Black British Army leather boots with cleated soles, worn by Dr Phillip Law in Antarctica between 1962 and 1966 predominantly at Heard Island and Macquarie Island, but also in summer for coastal work in Antarctica.
This is part of Museum Victoria's collection of artefacts from the post-war era of scientific exploration of Antarctica.

Physical Description

Black boots with large internal volumes to accommodate thick socks and have cleated rubber soles. They are made using heavy quality Scottish zug leather that has high waterproof qualities. Inside, the boots have plastic mesh linings. Black cotton laces are used. There are many thick screws used in the rubber soles. The lining may be of nylon mesh, not plastic mesh: examination needed.


Protective clothing is extremely significant for Antarctic exploration. In the early days of ANARE, clothing specifically designed for Antarctic conditions was not available. Instead clothing designed for similar conditions needed to be sourced such as mountaineering or Army uses. ANARE relied heavily on Australian, British and US surplus military clothing.
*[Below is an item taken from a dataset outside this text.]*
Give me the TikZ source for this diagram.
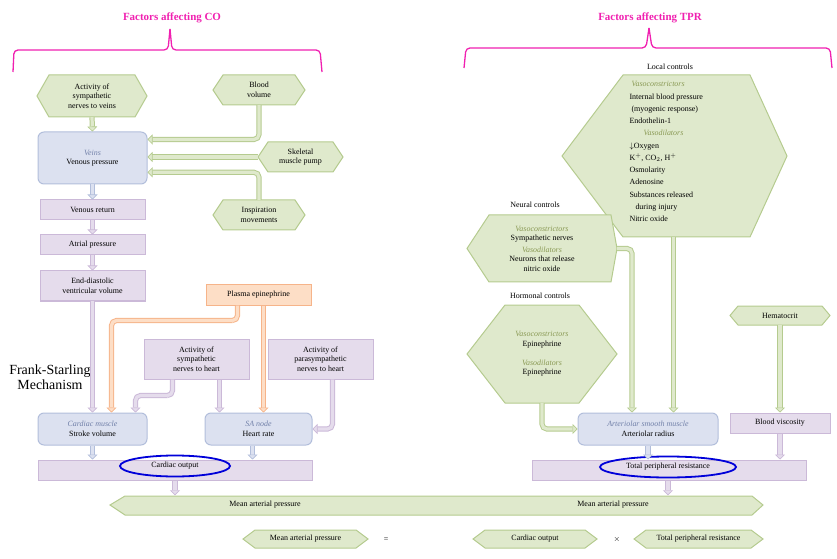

The boots were used predominantly at Heard Island and Macquarie Island, but also in summer for coastal work in Antarctic parts by parties during expedition forays. These areas have a wet/cold climate, which is substantially more challenging than the predominantly dry/cold climate of the Anatarctic continent.

Footwear for such climates needed to be waterproof but if the boots were completely waterproof then sweating would occur. The boots must be able to breath, but be impervious to outside water. The British wet/cold boots were remarkably effective. However the boots were not useful at temperatures below about -20°C, as they were not insulated enough to keep feet warm.